▸ Problem description
Indicate only the number of lines in the listing below in which the word "this" appears.

Recorded data:

'''

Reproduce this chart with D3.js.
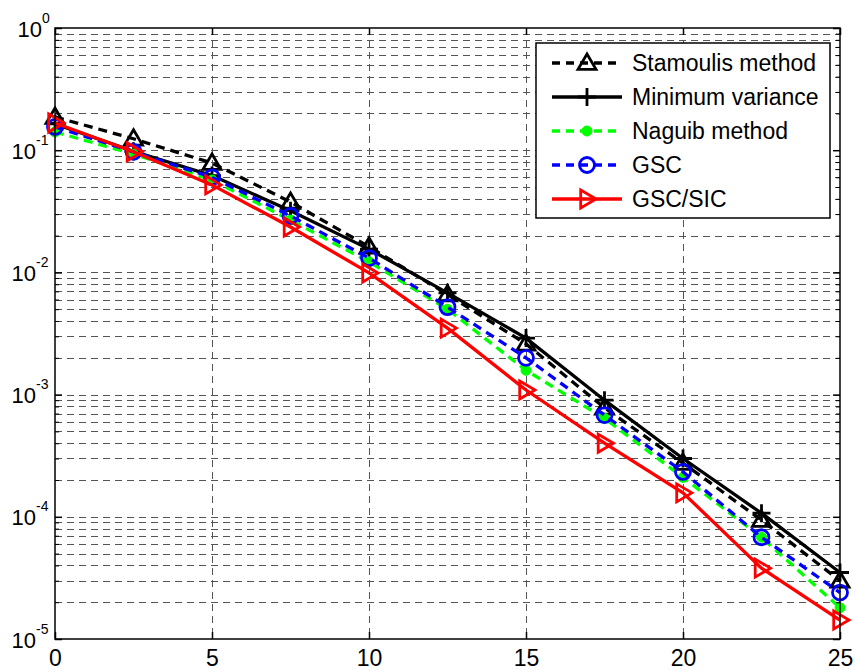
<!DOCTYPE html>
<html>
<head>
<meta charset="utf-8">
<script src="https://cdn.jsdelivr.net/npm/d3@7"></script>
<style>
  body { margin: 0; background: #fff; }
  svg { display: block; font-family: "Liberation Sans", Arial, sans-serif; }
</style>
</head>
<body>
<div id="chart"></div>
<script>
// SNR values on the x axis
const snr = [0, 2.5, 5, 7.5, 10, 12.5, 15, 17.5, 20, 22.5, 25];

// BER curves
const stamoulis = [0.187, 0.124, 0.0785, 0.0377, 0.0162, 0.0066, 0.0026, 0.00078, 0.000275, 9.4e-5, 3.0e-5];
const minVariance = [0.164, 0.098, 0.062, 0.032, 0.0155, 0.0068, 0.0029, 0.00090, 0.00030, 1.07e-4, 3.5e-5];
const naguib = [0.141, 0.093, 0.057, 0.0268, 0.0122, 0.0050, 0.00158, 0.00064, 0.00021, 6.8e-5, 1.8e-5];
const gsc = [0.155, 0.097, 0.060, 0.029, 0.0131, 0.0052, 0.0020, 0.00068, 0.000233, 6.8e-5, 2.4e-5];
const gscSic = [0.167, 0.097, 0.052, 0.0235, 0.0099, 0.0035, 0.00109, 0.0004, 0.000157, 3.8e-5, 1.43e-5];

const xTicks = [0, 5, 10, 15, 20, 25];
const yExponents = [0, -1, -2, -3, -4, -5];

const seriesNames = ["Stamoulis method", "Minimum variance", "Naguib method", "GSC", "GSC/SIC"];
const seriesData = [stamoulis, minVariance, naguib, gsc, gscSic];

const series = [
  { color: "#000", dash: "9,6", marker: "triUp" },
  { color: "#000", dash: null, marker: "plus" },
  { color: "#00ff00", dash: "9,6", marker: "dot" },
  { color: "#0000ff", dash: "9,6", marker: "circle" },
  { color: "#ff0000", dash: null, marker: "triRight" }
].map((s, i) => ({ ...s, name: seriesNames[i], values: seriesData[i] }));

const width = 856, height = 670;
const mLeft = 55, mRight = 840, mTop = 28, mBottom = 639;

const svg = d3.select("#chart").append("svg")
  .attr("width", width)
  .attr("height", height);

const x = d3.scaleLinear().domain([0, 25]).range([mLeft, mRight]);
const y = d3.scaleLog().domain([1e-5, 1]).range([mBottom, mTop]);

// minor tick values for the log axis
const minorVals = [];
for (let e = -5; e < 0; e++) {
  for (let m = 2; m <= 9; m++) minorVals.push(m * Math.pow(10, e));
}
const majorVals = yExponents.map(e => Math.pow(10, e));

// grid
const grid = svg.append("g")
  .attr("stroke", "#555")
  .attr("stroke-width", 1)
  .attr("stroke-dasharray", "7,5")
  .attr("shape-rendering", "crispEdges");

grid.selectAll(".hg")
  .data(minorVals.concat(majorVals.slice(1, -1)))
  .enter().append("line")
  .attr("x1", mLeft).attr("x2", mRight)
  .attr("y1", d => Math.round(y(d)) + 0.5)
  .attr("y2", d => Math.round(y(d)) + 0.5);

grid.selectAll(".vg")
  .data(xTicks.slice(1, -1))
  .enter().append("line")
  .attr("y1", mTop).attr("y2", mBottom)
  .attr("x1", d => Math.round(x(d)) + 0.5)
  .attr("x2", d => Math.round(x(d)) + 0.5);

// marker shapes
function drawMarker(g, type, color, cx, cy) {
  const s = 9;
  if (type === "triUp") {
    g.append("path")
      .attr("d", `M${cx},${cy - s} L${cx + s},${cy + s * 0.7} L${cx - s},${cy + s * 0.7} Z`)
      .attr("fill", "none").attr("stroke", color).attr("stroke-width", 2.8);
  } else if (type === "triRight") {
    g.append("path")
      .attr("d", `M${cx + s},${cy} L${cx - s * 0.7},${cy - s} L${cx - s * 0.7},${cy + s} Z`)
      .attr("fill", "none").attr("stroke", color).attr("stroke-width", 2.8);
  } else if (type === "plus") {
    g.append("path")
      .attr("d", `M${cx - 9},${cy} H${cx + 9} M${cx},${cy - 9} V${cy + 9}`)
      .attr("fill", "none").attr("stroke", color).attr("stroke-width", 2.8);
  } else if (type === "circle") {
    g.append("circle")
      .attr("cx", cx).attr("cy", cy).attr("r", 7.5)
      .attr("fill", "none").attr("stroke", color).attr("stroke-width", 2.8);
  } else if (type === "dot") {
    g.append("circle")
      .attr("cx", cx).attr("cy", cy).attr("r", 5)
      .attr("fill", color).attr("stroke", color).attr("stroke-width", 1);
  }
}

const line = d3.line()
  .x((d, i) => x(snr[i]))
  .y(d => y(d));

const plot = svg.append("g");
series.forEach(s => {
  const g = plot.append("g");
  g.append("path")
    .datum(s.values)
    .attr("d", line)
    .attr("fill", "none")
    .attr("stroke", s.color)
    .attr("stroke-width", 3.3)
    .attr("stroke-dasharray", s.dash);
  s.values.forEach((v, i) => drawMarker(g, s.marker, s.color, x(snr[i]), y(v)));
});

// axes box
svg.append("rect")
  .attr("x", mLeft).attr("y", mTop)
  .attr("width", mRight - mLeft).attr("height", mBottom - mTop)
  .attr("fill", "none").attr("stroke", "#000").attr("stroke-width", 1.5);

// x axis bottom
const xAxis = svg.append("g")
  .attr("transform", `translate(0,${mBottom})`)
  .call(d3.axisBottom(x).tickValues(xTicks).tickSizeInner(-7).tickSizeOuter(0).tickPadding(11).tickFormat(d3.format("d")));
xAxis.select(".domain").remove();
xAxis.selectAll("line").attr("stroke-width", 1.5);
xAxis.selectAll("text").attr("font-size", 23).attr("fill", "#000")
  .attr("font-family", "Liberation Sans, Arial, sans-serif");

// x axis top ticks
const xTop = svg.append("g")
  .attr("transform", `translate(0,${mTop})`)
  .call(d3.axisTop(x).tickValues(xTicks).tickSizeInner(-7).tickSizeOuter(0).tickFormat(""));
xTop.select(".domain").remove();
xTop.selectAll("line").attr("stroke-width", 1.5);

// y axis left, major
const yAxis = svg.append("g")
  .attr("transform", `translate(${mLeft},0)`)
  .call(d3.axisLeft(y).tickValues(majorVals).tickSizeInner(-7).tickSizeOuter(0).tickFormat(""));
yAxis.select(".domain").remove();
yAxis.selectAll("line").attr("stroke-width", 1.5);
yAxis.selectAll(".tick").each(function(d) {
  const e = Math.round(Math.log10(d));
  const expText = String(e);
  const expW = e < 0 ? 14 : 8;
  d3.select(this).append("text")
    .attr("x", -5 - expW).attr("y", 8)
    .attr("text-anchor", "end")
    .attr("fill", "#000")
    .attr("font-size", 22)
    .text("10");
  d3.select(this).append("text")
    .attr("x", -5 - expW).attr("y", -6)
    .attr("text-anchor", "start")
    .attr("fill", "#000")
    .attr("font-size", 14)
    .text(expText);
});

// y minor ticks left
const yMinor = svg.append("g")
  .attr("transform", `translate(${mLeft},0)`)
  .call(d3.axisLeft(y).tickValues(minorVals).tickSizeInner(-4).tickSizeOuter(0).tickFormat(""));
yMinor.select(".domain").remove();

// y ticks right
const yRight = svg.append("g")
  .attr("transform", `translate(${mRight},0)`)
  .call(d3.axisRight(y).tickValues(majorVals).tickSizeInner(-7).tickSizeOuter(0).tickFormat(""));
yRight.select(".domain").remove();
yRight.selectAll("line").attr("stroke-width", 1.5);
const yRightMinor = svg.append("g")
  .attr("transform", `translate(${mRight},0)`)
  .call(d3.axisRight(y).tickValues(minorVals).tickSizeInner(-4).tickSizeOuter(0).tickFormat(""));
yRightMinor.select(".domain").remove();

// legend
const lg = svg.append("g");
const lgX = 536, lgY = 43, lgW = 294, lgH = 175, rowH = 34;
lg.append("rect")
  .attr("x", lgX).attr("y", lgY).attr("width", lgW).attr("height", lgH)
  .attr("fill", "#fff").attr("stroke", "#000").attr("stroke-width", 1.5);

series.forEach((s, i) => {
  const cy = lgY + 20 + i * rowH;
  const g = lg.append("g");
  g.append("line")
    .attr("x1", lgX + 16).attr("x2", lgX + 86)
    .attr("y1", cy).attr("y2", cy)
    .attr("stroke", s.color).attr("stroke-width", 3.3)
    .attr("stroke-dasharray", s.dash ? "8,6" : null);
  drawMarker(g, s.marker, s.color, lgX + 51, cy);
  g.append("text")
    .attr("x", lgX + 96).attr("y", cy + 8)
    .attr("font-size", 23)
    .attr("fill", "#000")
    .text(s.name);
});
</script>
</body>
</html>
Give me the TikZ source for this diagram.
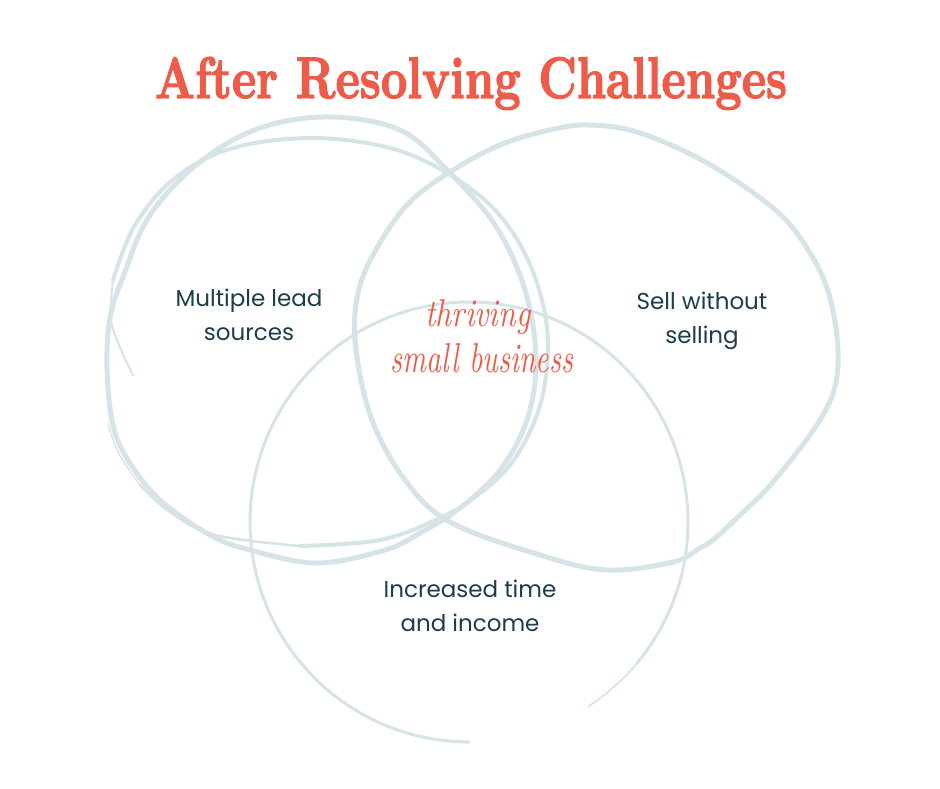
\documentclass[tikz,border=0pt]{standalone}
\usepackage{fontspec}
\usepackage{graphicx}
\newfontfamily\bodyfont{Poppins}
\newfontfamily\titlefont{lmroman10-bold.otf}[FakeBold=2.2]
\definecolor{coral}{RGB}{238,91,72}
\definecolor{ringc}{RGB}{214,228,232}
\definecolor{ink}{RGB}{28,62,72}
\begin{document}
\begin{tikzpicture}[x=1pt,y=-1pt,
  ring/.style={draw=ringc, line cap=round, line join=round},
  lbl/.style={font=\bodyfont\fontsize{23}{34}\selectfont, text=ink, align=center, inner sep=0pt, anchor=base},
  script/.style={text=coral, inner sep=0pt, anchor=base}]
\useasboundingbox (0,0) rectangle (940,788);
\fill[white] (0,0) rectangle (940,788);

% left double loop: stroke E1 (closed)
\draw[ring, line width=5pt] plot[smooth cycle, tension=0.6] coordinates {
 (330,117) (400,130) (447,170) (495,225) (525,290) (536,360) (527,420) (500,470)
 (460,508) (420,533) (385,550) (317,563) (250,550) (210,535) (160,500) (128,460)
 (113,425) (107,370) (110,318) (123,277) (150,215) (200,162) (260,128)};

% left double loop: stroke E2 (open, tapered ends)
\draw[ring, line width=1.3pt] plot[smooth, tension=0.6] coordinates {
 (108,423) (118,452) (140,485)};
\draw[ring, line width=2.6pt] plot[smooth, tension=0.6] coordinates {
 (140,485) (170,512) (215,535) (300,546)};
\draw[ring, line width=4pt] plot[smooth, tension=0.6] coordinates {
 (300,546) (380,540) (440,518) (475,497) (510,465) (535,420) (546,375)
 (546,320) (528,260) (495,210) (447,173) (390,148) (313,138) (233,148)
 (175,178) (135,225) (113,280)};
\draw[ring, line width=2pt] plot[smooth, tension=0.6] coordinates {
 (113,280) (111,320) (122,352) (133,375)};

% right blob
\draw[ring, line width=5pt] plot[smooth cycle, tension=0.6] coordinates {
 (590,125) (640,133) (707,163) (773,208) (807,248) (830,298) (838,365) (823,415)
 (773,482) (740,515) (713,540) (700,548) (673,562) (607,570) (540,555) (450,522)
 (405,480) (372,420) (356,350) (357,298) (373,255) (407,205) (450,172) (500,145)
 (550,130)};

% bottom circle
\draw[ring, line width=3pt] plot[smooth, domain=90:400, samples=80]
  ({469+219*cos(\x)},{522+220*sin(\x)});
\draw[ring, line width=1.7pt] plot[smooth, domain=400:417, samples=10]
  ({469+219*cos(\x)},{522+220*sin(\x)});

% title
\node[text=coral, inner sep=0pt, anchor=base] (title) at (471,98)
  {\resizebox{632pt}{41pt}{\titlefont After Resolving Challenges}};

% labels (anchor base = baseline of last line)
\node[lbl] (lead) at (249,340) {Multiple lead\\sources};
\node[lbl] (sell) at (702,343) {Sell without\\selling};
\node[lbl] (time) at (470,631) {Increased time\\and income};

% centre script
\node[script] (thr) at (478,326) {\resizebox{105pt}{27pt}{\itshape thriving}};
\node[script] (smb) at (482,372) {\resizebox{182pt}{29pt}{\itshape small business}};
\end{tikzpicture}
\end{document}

'''

▸ Reply to the exercise
4